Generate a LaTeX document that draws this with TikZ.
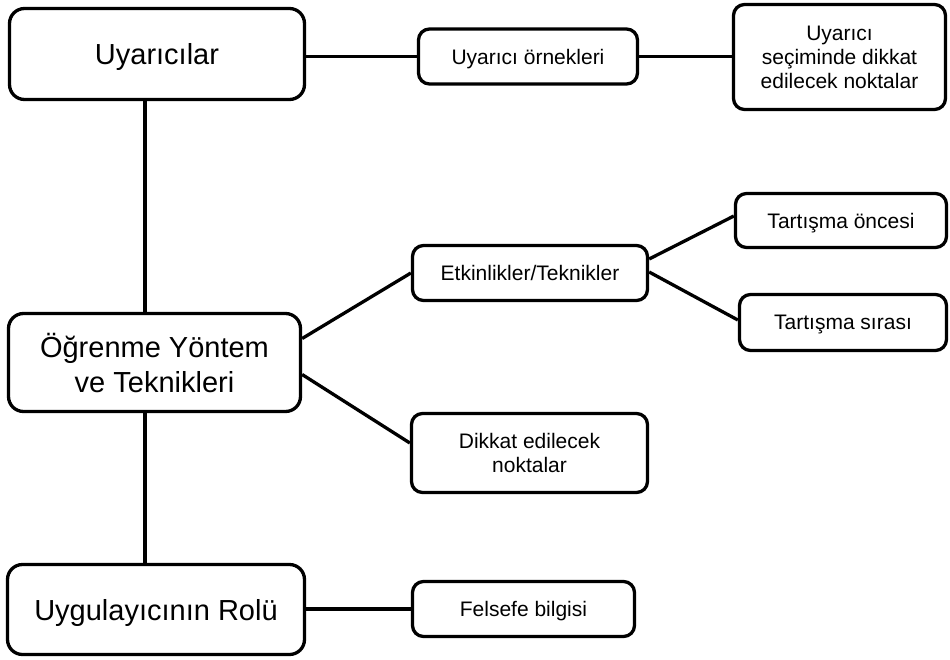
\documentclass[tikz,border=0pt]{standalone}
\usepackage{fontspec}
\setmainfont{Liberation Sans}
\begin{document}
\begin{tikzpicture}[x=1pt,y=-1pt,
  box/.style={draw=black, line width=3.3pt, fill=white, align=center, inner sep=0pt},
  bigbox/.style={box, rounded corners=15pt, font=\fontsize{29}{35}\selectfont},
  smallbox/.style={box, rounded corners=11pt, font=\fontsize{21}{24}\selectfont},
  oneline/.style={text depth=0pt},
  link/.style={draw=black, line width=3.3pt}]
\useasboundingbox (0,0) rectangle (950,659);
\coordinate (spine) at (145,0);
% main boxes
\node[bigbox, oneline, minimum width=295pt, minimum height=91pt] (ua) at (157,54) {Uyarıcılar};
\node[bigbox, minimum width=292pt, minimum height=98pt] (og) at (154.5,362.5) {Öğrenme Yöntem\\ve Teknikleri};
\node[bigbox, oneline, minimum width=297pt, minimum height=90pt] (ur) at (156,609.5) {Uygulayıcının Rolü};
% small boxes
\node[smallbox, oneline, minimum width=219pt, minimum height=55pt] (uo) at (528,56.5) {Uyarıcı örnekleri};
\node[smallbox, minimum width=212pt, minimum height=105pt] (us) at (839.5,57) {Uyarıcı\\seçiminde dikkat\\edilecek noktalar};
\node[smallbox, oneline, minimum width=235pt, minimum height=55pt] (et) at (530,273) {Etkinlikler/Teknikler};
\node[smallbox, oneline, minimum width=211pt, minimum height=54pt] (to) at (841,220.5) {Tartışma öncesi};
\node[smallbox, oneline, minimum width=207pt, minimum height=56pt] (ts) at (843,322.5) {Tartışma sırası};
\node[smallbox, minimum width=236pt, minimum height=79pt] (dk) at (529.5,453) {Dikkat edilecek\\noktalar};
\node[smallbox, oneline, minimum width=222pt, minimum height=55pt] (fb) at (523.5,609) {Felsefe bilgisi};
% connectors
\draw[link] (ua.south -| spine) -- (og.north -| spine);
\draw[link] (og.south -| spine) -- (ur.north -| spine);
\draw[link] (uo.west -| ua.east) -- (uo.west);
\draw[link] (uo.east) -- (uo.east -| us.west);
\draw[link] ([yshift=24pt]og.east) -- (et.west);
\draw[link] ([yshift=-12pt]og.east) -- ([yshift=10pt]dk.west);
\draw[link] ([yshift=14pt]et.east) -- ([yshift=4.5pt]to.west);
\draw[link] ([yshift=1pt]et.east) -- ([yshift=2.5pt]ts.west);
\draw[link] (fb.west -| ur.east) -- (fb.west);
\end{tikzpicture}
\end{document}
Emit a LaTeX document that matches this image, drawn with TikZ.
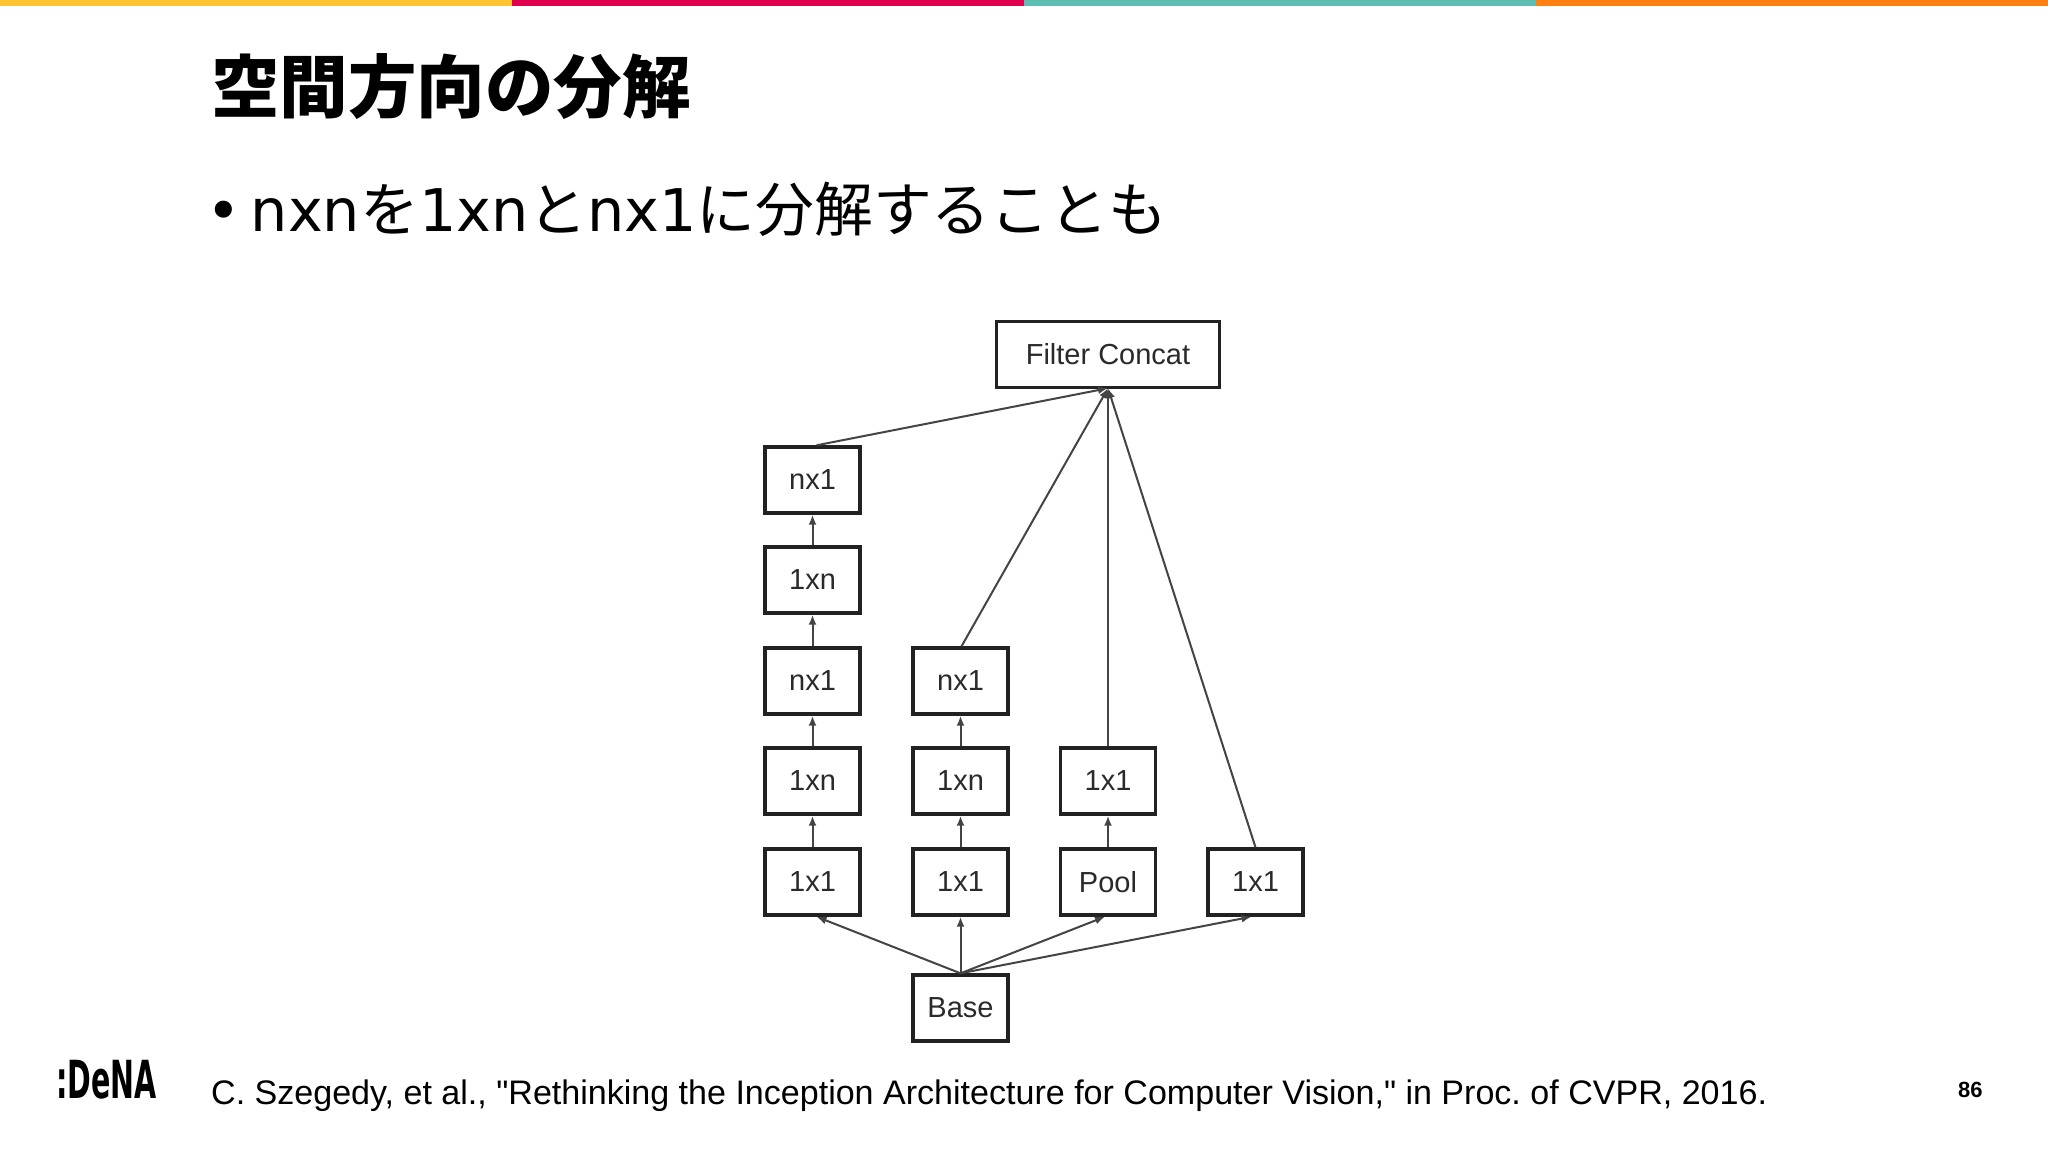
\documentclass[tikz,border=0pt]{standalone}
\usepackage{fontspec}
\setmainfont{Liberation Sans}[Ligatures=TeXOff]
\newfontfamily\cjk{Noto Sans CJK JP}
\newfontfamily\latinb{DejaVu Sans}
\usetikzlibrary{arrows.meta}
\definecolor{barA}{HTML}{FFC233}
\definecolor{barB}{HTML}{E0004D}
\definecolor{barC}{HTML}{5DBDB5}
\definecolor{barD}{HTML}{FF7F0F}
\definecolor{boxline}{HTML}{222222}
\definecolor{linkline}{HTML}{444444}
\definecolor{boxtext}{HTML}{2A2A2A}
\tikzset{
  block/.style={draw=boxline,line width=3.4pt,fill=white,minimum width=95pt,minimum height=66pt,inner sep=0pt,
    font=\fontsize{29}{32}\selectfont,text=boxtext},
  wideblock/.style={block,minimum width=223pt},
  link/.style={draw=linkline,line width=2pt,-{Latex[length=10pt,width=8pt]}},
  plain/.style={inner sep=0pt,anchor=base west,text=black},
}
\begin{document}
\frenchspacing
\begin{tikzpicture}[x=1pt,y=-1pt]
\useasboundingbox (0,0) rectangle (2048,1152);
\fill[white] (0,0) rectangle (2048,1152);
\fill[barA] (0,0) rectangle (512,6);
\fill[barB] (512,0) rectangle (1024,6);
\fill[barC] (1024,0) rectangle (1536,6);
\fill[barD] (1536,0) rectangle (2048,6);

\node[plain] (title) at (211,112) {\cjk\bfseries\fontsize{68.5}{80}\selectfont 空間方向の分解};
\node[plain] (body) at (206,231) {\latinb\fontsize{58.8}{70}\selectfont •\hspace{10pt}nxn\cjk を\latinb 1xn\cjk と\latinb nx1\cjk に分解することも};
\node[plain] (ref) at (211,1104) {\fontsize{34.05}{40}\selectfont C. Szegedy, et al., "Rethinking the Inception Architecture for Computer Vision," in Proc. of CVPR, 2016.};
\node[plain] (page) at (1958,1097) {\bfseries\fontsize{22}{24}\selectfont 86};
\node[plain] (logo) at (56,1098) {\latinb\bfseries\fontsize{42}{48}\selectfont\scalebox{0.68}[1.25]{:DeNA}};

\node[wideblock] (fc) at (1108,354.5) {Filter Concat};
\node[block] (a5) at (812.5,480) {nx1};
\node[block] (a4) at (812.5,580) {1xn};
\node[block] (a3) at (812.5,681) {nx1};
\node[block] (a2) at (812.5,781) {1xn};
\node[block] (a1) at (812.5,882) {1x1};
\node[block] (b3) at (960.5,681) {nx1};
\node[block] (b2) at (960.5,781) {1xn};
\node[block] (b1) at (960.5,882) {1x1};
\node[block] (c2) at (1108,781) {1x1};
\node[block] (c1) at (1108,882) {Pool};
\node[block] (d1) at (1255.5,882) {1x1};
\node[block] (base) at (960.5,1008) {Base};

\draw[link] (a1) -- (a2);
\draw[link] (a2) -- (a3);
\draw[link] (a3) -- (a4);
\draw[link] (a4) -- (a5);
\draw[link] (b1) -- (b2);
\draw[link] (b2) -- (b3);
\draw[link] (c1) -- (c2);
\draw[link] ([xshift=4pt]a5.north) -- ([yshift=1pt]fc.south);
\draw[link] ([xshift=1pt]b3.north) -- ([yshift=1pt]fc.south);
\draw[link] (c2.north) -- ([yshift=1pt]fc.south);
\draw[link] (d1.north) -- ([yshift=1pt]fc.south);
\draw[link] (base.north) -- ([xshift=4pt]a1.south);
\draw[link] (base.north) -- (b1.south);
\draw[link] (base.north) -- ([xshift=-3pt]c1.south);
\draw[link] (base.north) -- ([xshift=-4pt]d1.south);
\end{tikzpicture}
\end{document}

Objective → All of the data above should be transcribed verbatim, with pictures omitted.

Correct answer →
Generate a LaTeX document that draws this with TikZ.
\documentclass[tikz,border=0pt]{standalone}
\usepackage{fontspec}
\setmainfont{Liberation Sans}
\begin{document}
\begin{tikzpicture}[x=1pt,y=-1pt,
  box/.style={draw=black, line width=3.3pt, fill=white, align=center, inner sep=0pt},
  bigbox/.style={box, rounded corners=15pt, font=\fontsize{29}{35}\selectfont},
  smallbox/.style={box, rounded corners=11pt, font=\fontsize{21}{24}\selectfont},
  oneline/.style={text depth=0pt},
  link/.style={draw=black, line width=3.3pt}]
\useasboundingbox (0,0) rectangle (950,659);
\coordinate (spine) at (145,0);
% main boxes
\node[bigbox, oneline, minimum width=295pt, minimum height=91pt] (ua) at (157,54) {Uyarıcılar};
\node[bigbox, minimum width=292pt, minimum height=98pt] (og) at (154.5,362.5) {Öğrenme Yöntem\\ve Teknikleri};
\node[bigbox, oneline, minimum width=297pt, minimum height=90pt] (ur) at (156,609.5) {Uygulayıcının Rolü};
% small boxes
\node[smallbox, oneline, minimum width=219pt, minimum height=55pt] (uo) at (528,56.5) {Uyarıcı örnekleri};
\node[smallbox, minimum width=212pt, minimum height=105pt] (us) at (839.5,57) {Uyarıcı\\seçiminde dikkat\\edilecek noktalar};
\node[smallbox, oneline, minimum width=235pt, minimum height=55pt] (et) at (530,273) {Etkinlikler/Teknikler};
\node[smallbox, oneline, minimum width=211pt, minimum height=54pt] (to) at (841,220.5) {Tartışma öncesi};
\node[smallbox, oneline, minimum width=207pt, minimum height=56pt] (ts) at (843,322.5) {Tartışma sırası};
\node[smallbox, minimum width=236pt, minimum height=79pt] (dk) at (529.5,453) {Dikkat edilecek\\noktalar};
\node[smallbox, oneline, minimum width=222pt, minimum height=55pt] (fb) at (523.5,609) {Felsefe bilgisi};
% connectors
\draw[link] (ua.south -| spine) -- (og.north -| spine);
\draw[link] (og.south -| spine) -- (ur.north -| spine);
\draw[link] (uo.west -| ua.east) -- (uo.west);
\draw[link] (uo.east) -- (uo.east -| us.west);
\draw[link] ([yshift=24pt]og.east) -- (et.west);
\draw[link] ([yshift=-12pt]og.east) -- ([yshift=10pt]dk.west);
\draw[link] ([yshift=14pt]et.east) -- ([yshift=4.5pt]to.west);
\draw[link] ([yshift=1pt]et.east) -- ([yshift=2.5pt]ts.west);
\draw[link] (fb.west -| ur.east) -- (fb.west);
\end{tikzpicture}
\end{document}
Emit a LaTeX document that matches this image, drawn with TikZ.
\documentclass[tikz,border=0pt]{standalone}
\usepackage{fontspec}
\setmainfont{Liberation Sans}[Ligatures=TeXOff]
\newfontfamily\cjk{Noto Sans CJK JP}
\newfontfamily\latinb{DejaVu Sans}
\usetikzlibrary{arrows.meta}
\definecolor{barA}{HTML}{FFC233}
\definecolor{barB}{HTML}{E0004D}
\definecolor{barC}{HTML}{5DBDB5}
\definecolor{barD}{HTML}{FF7F0F}
\definecolor{boxline}{HTML}{222222}
\definecolor{linkline}{HTML}{444444}
\definecolor{boxtext}{HTML}{2A2A2A}
\tikzset{
  block/.style={draw=boxline,line width=3.4pt,fill=white,minimum width=95pt,minimum height=66pt,inner sep=0pt,
    font=\fontsize{29}{32}\selectfont,text=boxtext},
  wideblock/.style={block,minimum width=223pt},
  link/.style={draw=linkline,line width=2pt,-{Latex[length=10pt,width=8pt]}},
  plain/.style={inner sep=0pt,anchor=base west,text=black},
}
\begin{document}
\frenchspacing
\begin{tikzpicture}[x=1pt,y=-1pt]
\useasboundingbox (0,0) rectangle (2048,1152);
\fill[white] (0,0) rectangle (2048,1152);
\fill[barA] (0,0) rectangle (512,6);
\fill[barB] (512,0) rectangle (1024,6);
\fill[barC] (1024,0) rectangle (1536,6);
\fill[barD] (1536,0) rectangle (2048,6);

\node[plain] (title) at (211,112) {\cjk\bfseries\fontsize{68.5}{80}\selectfont 空間方向の分解};
\node[plain] (body) at (206,231) {\latinb\fontsize{58.8}{70}\selectfont •\hspace{10pt}nxn\cjk を\latinb 1xn\cjk と\latinb nx1\cjk に分解することも};
\node[plain] (ref) at (211,1104) {\fontsize{34.05}{40}\selectfont C. Szegedy, et al., "Rethinking the Inception Architecture for Computer Vision," in Proc. of CVPR, 2016.};
\node[plain] (page) at (1958,1097) {\bfseries\fontsize{22}{24}\selectfont 86};
\node[plain] (logo) at (56,1098) {\latinb\bfseries\fontsize{42}{48}\selectfont\scalebox{0.68}[1.25]{:DeNA}};

\node[wideblock] (fc) at (1108,354.5) {Filter Concat};
\node[block] (a5) at (812.5,480) {nx1};
\node[block] (a4) at (812.5,580) {1xn};
\node[block] (a3) at (812.5,681) {nx1};
\node[block] (a2) at (812.5,781) {1xn};
\node[block] (a1) at (812.5,882) {1x1};
\node[block] (b3) at (960.5,681) {nx1};
\node[block] (b2) at (960.5,781) {1xn};
\node[block] (b1) at (960.5,882) {1x1};
\node[block] (c2) at (1108,781) {1x1};
\node[block] (c1) at (1108,882) {Pool};
\node[block] (d1) at (1255.5,882) {1x1};
\node[block] (base) at (960.5,1008) {Base};

\draw[link] (a1) -- (a2);
\draw[link] (a2) -- (a3);
\draw[link] (a3) -- (a4);
\draw[link] (a4) -- (a5);
\draw[link] (b1) -- (b2);
\draw[link] (b2) -- (b3);
\draw[link] (c1) -- (c2);
\draw[link] ([xshift=4pt]a5.north) -- ([yshift=1pt]fc.south);
\draw[link] ([xshift=1pt]b3.north) -- ([yshift=1pt]fc.south);
\draw[link] (c2.north) -- ([yshift=1pt]fc.south);
\draw[link] (d1.north) -- ([yshift=1pt]fc.south);
\draw[link] (base.north) -- ([xshift=4pt]a1.south);
\draw[link] (base.north) -- (b1.south);
\draw[link] (base.north) -- ([xshift=-3pt]c1.south);
\draw[link] (base.north) -- ([xshift=-4pt]d1.south);
\end{tikzpicture}
\end{document}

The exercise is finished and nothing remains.